There are always fossil fuels, but Democrats hate those and for good reason. Burning them is very harmful to fossils, some of which are already extinct. Besides, there are only enough of those to last a few years or a few hundred years or something like that. And they live in countries that don’t care for us so they sell us the fossil fuels and snicker about it. That is hurtful. And coal isn’t clean I don’t care what anybody says. And if we use that all up we will be endangering our most valuable tradition. Christmas. Corn seems promising, but using that all up would be very sobering for the poor mountain folks of West Virginia and Kaintuck. They have drones now that can detect if these poor wretches are trying to grow their own and wasting all that rocky hillside land that is more suitable for growing pot. They may not represent a lot of electoral college votes, but they are people too, in their own way. And it will be a sad day indeed when the moon shines no more in Appalachia.

So that leaves gas, natural or cattle induced. Following cows around would take more energy than you are likely to collect, and digging around in the ground for gas is just plain uncivilized.

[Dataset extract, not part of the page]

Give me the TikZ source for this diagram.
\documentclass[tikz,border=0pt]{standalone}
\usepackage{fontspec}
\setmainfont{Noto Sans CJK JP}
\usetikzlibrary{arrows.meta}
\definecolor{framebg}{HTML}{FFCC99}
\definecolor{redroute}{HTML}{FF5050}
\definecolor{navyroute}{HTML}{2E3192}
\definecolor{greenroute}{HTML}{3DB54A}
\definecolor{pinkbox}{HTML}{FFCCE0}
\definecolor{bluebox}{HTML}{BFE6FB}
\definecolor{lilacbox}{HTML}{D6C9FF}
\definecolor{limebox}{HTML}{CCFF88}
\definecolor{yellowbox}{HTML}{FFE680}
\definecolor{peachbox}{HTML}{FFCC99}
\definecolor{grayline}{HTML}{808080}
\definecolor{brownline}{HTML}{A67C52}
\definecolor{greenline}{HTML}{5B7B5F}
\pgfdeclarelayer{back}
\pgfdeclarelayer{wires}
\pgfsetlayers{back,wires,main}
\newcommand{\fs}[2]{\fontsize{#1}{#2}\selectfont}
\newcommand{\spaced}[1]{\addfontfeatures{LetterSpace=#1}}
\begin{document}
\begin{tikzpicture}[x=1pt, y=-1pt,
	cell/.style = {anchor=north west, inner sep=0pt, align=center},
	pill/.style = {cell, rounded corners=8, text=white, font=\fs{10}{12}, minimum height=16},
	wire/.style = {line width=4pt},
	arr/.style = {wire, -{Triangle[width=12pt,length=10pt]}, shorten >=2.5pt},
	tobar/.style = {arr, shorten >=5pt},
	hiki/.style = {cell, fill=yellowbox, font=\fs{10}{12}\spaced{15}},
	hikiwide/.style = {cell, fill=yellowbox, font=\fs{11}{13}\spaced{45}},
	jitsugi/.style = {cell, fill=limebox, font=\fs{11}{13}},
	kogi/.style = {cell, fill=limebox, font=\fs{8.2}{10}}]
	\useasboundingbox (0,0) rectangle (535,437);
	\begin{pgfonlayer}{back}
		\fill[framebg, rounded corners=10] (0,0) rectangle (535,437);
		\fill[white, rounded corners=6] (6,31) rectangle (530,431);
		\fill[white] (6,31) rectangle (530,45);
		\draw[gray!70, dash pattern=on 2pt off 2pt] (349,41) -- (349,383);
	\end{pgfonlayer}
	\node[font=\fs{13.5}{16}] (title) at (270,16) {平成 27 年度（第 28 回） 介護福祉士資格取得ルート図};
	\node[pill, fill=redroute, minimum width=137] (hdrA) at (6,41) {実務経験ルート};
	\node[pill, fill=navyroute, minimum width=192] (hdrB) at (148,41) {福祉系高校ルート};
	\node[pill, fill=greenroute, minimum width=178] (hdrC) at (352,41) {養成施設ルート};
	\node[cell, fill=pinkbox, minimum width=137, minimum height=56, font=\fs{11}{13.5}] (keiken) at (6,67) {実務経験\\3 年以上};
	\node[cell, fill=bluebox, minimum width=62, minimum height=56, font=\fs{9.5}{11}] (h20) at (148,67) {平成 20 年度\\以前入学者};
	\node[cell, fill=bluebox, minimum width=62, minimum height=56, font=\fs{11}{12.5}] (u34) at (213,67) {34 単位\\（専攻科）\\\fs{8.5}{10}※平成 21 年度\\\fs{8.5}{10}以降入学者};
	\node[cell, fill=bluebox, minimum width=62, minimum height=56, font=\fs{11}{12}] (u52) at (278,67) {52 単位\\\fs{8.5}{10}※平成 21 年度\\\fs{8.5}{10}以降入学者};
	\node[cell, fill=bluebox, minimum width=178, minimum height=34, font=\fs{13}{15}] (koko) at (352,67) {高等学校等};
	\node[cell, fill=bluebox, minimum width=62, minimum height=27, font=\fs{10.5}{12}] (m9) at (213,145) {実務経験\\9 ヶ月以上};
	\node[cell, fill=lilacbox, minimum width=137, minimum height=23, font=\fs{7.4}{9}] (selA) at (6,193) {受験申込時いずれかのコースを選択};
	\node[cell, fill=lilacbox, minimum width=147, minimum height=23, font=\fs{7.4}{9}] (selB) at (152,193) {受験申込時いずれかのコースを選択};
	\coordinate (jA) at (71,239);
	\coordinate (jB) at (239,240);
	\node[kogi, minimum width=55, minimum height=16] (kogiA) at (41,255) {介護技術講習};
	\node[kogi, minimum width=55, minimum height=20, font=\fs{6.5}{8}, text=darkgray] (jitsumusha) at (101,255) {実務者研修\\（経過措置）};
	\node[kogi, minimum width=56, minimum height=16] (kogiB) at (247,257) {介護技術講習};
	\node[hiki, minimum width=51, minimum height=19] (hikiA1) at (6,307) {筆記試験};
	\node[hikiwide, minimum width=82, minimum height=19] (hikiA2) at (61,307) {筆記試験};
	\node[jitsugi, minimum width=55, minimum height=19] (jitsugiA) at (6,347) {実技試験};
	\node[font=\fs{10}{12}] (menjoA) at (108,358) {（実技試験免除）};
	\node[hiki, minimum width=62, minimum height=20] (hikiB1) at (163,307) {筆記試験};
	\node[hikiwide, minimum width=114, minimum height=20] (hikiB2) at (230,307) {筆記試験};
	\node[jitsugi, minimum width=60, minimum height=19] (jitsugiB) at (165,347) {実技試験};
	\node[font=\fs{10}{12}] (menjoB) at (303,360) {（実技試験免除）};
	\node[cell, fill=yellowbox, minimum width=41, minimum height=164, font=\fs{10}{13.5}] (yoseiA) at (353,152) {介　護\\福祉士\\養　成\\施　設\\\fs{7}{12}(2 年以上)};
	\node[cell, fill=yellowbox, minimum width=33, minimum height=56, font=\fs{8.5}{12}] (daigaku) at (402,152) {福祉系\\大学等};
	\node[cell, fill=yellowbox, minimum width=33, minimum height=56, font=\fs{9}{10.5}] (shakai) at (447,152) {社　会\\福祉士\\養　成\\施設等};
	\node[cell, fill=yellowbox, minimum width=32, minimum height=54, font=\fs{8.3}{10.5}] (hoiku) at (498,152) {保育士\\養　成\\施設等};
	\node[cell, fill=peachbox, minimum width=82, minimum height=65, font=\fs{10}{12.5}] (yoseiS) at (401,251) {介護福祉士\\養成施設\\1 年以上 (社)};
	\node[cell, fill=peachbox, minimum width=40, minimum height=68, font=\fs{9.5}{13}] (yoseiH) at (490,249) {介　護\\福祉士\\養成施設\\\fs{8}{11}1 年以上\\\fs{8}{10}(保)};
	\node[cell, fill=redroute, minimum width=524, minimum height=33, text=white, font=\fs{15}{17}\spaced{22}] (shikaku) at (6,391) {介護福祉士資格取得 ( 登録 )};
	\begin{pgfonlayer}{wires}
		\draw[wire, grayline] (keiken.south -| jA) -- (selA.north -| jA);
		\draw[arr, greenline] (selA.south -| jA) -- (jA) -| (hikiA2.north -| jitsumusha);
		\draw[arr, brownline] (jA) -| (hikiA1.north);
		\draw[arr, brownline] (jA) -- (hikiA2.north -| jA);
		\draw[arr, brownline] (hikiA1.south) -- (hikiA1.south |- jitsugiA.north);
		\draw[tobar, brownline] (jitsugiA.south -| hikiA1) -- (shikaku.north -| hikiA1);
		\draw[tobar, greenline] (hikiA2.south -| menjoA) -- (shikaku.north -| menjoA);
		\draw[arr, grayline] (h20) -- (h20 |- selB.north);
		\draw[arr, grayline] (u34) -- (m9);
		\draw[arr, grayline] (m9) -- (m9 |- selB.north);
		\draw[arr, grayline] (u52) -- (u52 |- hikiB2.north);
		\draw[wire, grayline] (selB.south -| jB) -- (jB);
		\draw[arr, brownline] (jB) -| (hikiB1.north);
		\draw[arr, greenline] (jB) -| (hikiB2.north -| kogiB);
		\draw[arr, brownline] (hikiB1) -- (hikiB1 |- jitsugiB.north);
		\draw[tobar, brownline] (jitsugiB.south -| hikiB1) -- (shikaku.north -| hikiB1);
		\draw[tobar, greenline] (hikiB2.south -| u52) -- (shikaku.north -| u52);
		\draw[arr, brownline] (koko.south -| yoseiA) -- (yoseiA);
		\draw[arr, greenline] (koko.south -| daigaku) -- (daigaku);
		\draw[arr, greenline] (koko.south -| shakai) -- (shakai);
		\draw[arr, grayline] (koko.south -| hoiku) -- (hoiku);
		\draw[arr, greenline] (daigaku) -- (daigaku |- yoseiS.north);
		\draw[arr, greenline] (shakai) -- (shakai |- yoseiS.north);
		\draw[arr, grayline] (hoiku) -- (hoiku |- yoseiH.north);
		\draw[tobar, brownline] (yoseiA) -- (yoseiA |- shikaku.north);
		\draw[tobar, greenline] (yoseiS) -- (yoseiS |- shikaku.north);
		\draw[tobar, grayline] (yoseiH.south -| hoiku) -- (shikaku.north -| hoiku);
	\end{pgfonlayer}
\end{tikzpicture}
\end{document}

So there we are. Opinion rich and solution starved. But I am a globe half warped kind of guy. I am not giving up. I know the truth is out there. On the internet. Somewhere. It is only a matter or knowing what voices to listen to. The old school, antiquated mumblings of academic elitists, stuck in the rigor of the past, or the new enlightened clarion voice of reason and poster of selfies that is our beloved social media.   The choice should be clear. It is the new order of things. It is now. It is available to all and free for all. And of the locus of tender ironies, there is perhaps none so sweet as the fact that of this rich blend of intertwined voices crying out bravely that the old king of scientific reason isn’t wearing any clothes, many of those voices are raised by individuals who are not wearing any pants.